A charming look at the elements
Periodic Tales: A Cultural History of the Elements, From Arsenic to Zinc
By Hugh Aldersey-Williams
(Ecco, $25)
Some people collect coins or baseball cards. Others collect stamps or Pez dispensers. Hugh Aldersey-Williams collects the building blocks of the universe.
Aldersey-Williams has been trying to collect pure samples of every element known to humankind -- from the common to the rare, the inert to the lethal. His quest sprang from a simple desire: to see and feel the elements that otherwise seem to exist only as abbreviations on the periodic table.
The author’s scientific sentimentality may be unusual. But he makes it easy to share his passion with his latest book, the charming “Periodic Tales: A Cultural History of the Elements, From Arsenic to Zinc.”
Few people give elements a second thought outside of chemistry class, but each one has an interesting story. The quest for gold drove some cultures to explore the world, while other cultures dismissed it as useless. Platinum is as plentiful as gold but it’s more valuable because of artificially created demand. And chlorine changed the way nations waged war.

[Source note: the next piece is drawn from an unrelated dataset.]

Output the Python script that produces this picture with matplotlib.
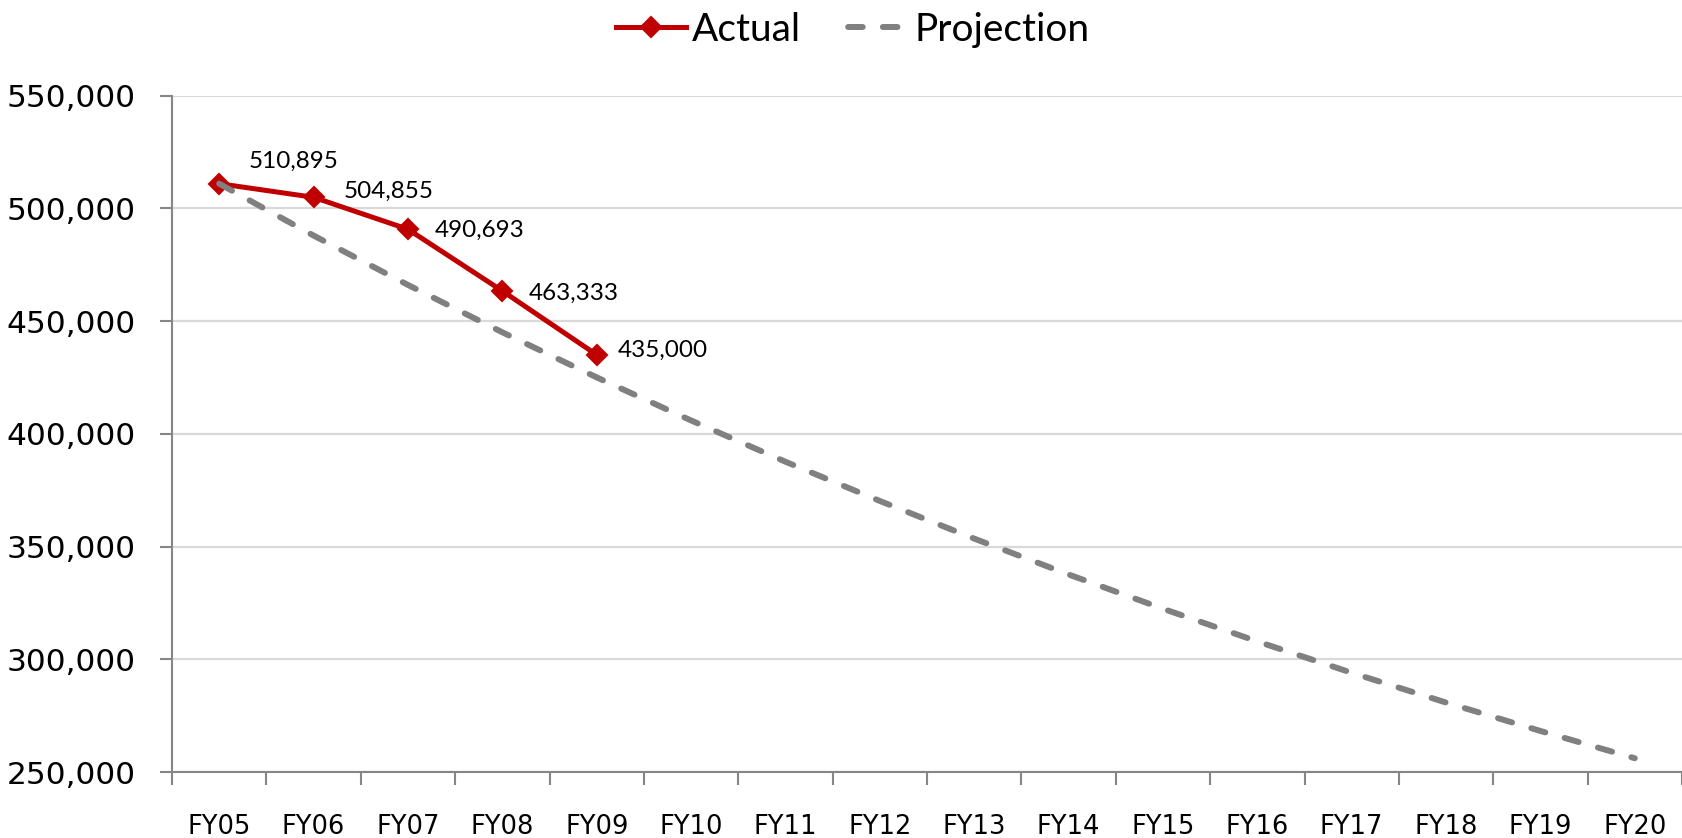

In this context, the elements are surprisingly fascinating. Aldersey-Williams writes about how each element was discovered, explains its place in human history and describes the cultural changes it wrought.
The vignettes are interesting and eloquently written. The only drawback is quantity -- with more than 100 elements, it’s hard to keep some of the stories straight.
Aldersey-Williams eases the journey by avoiding complex language. Readers won’t need a strong science background to appreciate the stories.
A number of interesting patterns emerge throughout the book.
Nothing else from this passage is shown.